On Thursday the AFP news agency acquired a video purporting to show Boko Haram’s leader, Abubakar Shekau, taunting the Nigerian military, speaking in Arabic and the local Hausa language, all while dressed “in combat fatigues and black rubber boots firing an anti-aircraft gun into the air.”

This video came as a surprise to many of those following the group, as the Nigerian military reported it had killed Shekau in actions last week. The video further mocked this claim, with the man in the video stating “Here I am, alive. I will only die the day Allah takes my breath.”

Shekau being the man in the video has some prominent support from those outside of the Nigerian military. Even in the days immediately following the claims of Shekau’s death, several security analysts, along with the United States, officially questioned the claim.

A Nigerian reporter, who according to BBC has “good contacts within Boko Haram” tweeted after the alleged operation that he was told “on authority that Shekau is well and alive.”

The military, for its part, claims that the person in the video is not the real Shekau, simply calling the man in the video “the impostor. The military, however, has also stated that it is attempting to verify the video’s authenticity, according to News24.

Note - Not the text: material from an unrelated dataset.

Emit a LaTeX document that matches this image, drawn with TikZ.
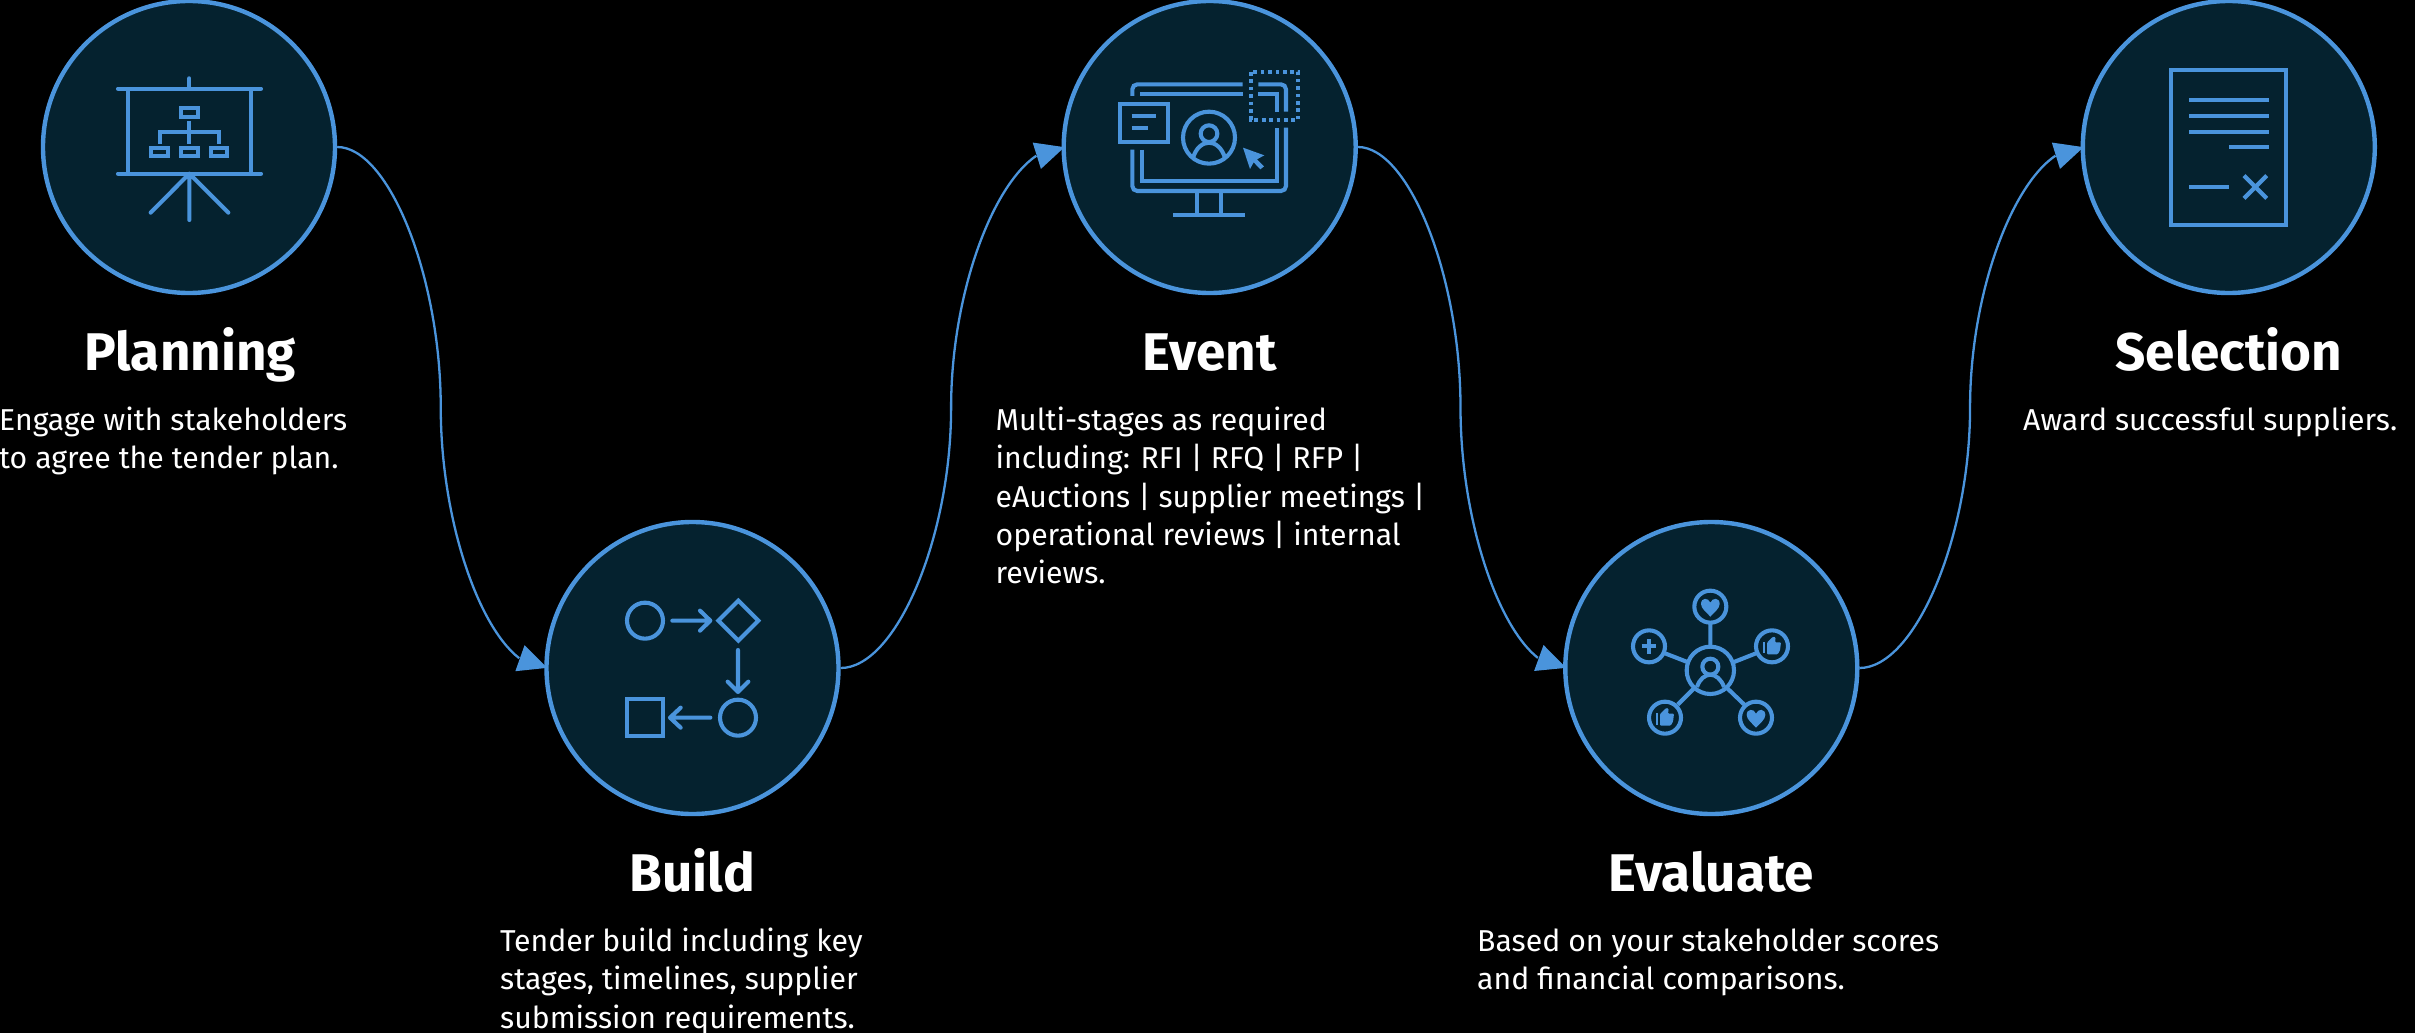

Any information on military successes against the militant group is complicated by a lack of credibility in Nigerian military reports. In addition to the immediate doubts cast by international observers on Shekau’s death, the military has also made several much maligned claims with regards to Boko Haram in recent months.

Shekua’s Death

To start, the country’s military has “repeatedly rejected claims about Boko Haram taking over towns and villages, despite multiple testimonies from fleeing residents,” according to the AFP.

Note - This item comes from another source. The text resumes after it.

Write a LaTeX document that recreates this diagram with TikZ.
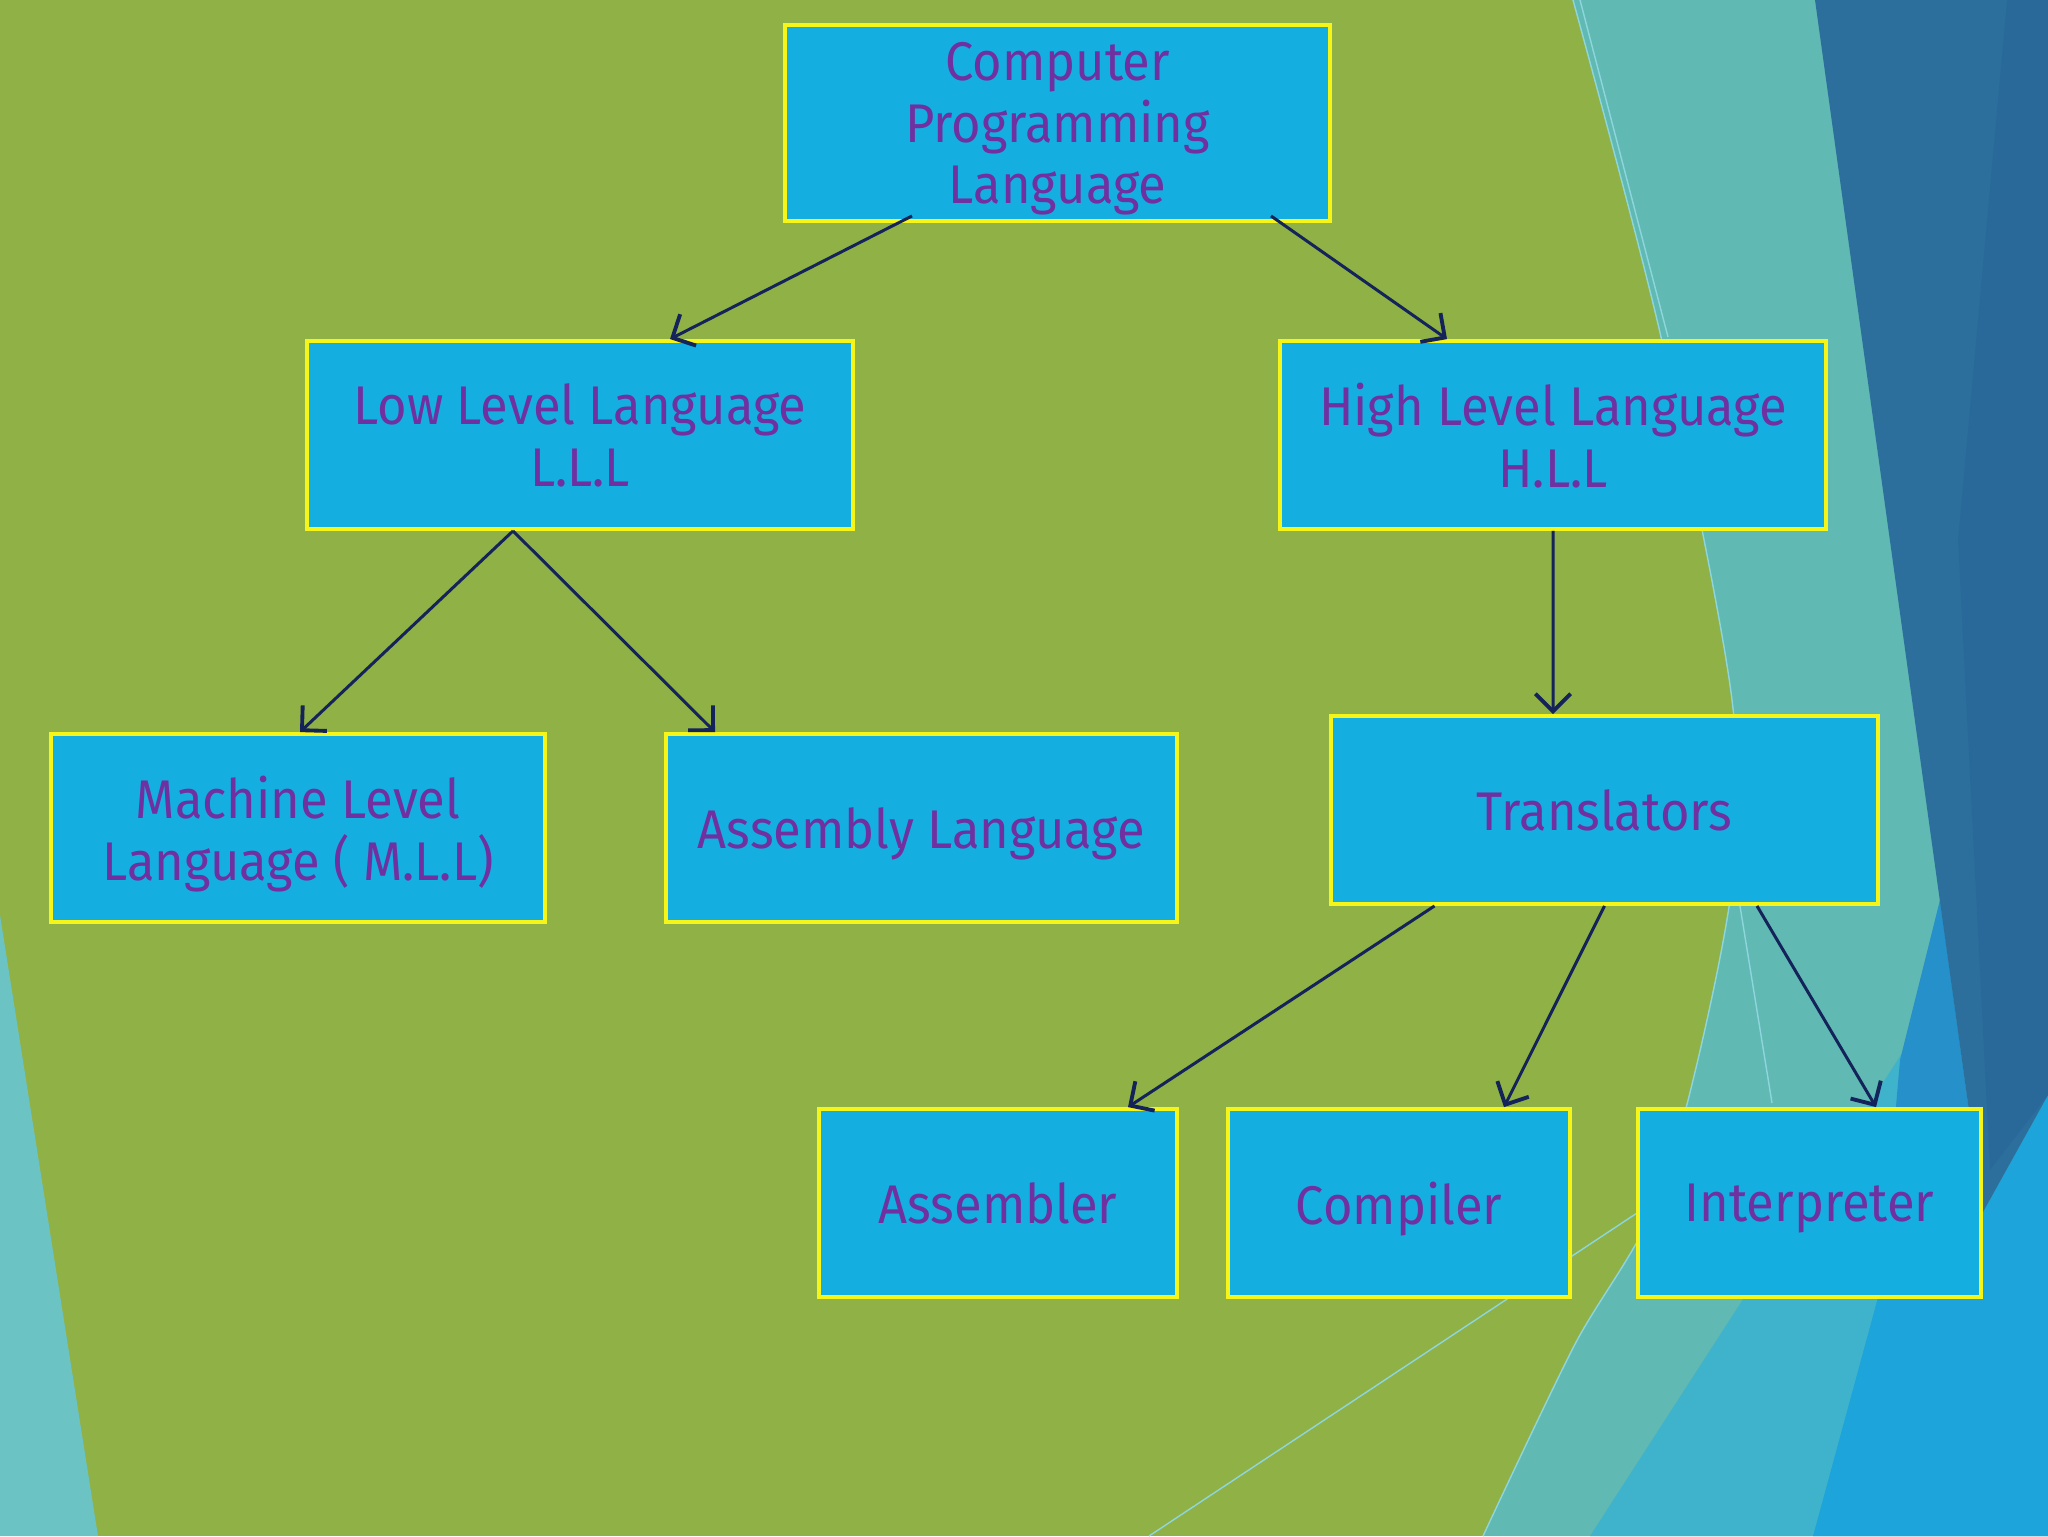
\documentclass[tikz,border=0pt]{standalone}
\usepackage{fontspec}
\setmainfont{Fira Sans}[FakeStretch=0.93]
\usetikzlibrary{arrows.meta,calc}
\definecolor{bggreen}{HTML}{90B145}
\definecolor{bgteal}{HTML}{60B9B2}
\definecolor{bgblueteal}{HTML}{40B3CC}
\definecolor{bgbright}{HTML}{1CA4DB}
\definecolor{bgmid}{HTML}{2590C9}
\definecolor{bgdark}{HTML}{2C6F9D}
\definecolor{bgdarker}{HTML}{29699A}
\definecolor{bgleft}{HTML}{6CC3C3}
\definecolor{thinline}{HTML}{8ED6DE}
\definecolor{boxcyan}{HTML}{15AEE1}
\definecolor{boxyellow}{HTML}{F5F51A}
\definecolor{txtpurple}{HTML}{7030A0}
\definecolor{arrownavy}{HTML}{14235A}
\begin{document}
\begin{tikzpicture}[x=0.1mm,y=-0.1mm,
  box/.style={draw=boxyellow, line width=1.1pt, fill=boxcyan, text=txtpurple,
    align=center, inner sep=0pt, text depth=0pt, font=\fontsize{15.5}{17.5}\selectfont},
  conn/.style={draw=arrownavy, line width=0.85pt,
    -{Straight Barb[length=5pt,width=10pt,line width=1.1pt]}},
  fine/.style={draw=thinline, line width=0.4pt}]
% background
\fill[bggreen] (0,0) rectangle (2048,1536);
\useasboundingbox (0,0) rectangle (2048,1536);
\fill[bgleft] (0,915) -- (98,1536) -- (0,1536) -- cycle;
\fill[bgteal] plot[smooth] coordinates {(1573,0) (1661,337) (1732,700) (1730,900) (1664,1184) (1574,1346) (1483,1536)} -- (2048,1536) -- (2048,0) -- cycle;
\draw[fine] plot[smooth] coordinates {(1573,0) (1661,337) (1732,700) (1730,900) (1664,1184) (1574,1346) (1483,1536)};
\draw[fine] (1580,0) -- (1668,337);
\fill[bgblueteal] (1590,1536) -- (1904,1050) -- (1940,900) -- (1983,1212) -- (2048,1095) -- (2048,1536) -- cycle;
\fill[bgmid] (1900,1060) -- (1940,900) -- (1983,1212) -- (1880,1290) -- cycle;
\fill[bgbright] (1813,1536) -- (1880,1290) -- (1983,1212) -- (2048,1095) -- (2048,1536) -- cycle;
\fill[bgdark] (1815,0) -- (2048,0) -- (2048,1095) -- (1983,1212) -- cycle;
\fill[bgdarker] (2007,0) -- (2048,0) -- (2048,1095) -- (1990,1170) -- (1958,540) -- cycle;
\draw[fine] (1149,1536) -- (1640,1211);
\draw[fine] (1739,900) -- (1772,1103);
% nodes
\node[box, minimum width=54.5mm, minimum height=19.6mm] (top) at (1057.5,123) {Computer\\Programming\\Language};
\node[box, minimum width=54.6mm, minimum height=18.8mm] (lll) at (580,435) {Low Level Language\\L.L.L};
\node[box, minimum width=54.6mm, minimum height=18.8mm] (hll) at (1553,435) {High Level Language\\H.L.L};
\node[box, minimum width=49.4mm, minimum height=18.8mm] (mll) at (298,828) {Machine Level\\Language ( M.L.L)};
\node[box, minimum width=51.1mm, minimum height=18.8mm] (asl) at (921.5,828) {Assembly Language};
\node[box, minimum width=54.7mm, minimum height=18.8mm] (trans) at (1604.5,810) {Translators};
\node[box, minimum width=35.8mm, minimum height=18.8mm] (asm) at (998,1203) {Assembler};
\node[box, minimum width=34.2mm, minimum height=18.8mm] (comp) at (1399,1203) {Compiler};
\node[box, minimum width=34.3mm, minimum height=18.8mm] (intp) at (1809.5,1203) {Interpreter};
% connectors
\draw[conn] ([xshift=-14.55mm,yshift=0.7mm]top.south) -- ([xshift=9mm]lll.north);
\draw[conn] ([xshift=21.35mm,yshift=0.7mm]top.south) -- ([xshift=-10.6mm]hll.north);
\draw[conn] ([xshift=-6.7mm]lll.south) -- ([xshift=0.2mm]mll.north);
\draw[conn] ([xshift=-6.7mm]lll.south) -- ([xshift=-20.65mm]asl.north);
\draw[conn] (hll.south) -- ([xshift=-5.15mm]trans.north);
\draw[conn] ([xshift=-17mm]trans.south) -- ([xshift=13mm]asm.north);
\draw[conn] (trans.south) -- ([xshift=10.5mm]comp.north);
\draw[conn] ([xshift=15.25mm]trans.south) -- ([xshift=6.65mm]intp.north);
\end{tikzpicture}
\end{document}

As of September 19, the Council on Foreign Relations, relying on the reports of Anglican and Roman Catholic bishops tuned into networks of local parishes, claimed 25 towns in the Borno, Yobe and Adamawa states were under Boko Haram control.

This included Bama, one of the largest cities in the state of Borno, where “the government and Boko Haram both claim control” but, similar to AFP reports, “the exodus of people from the city indicates that the Islamists have the upper hand.”

Particularly horrific stories have emerged from the city, with one former resident telling the AFP that residents “just live like slaves.” According to the woman, Hajjo Muhammad, “There is no food in Bama and residents have to go to the palace to beg the emir for grains every few days.”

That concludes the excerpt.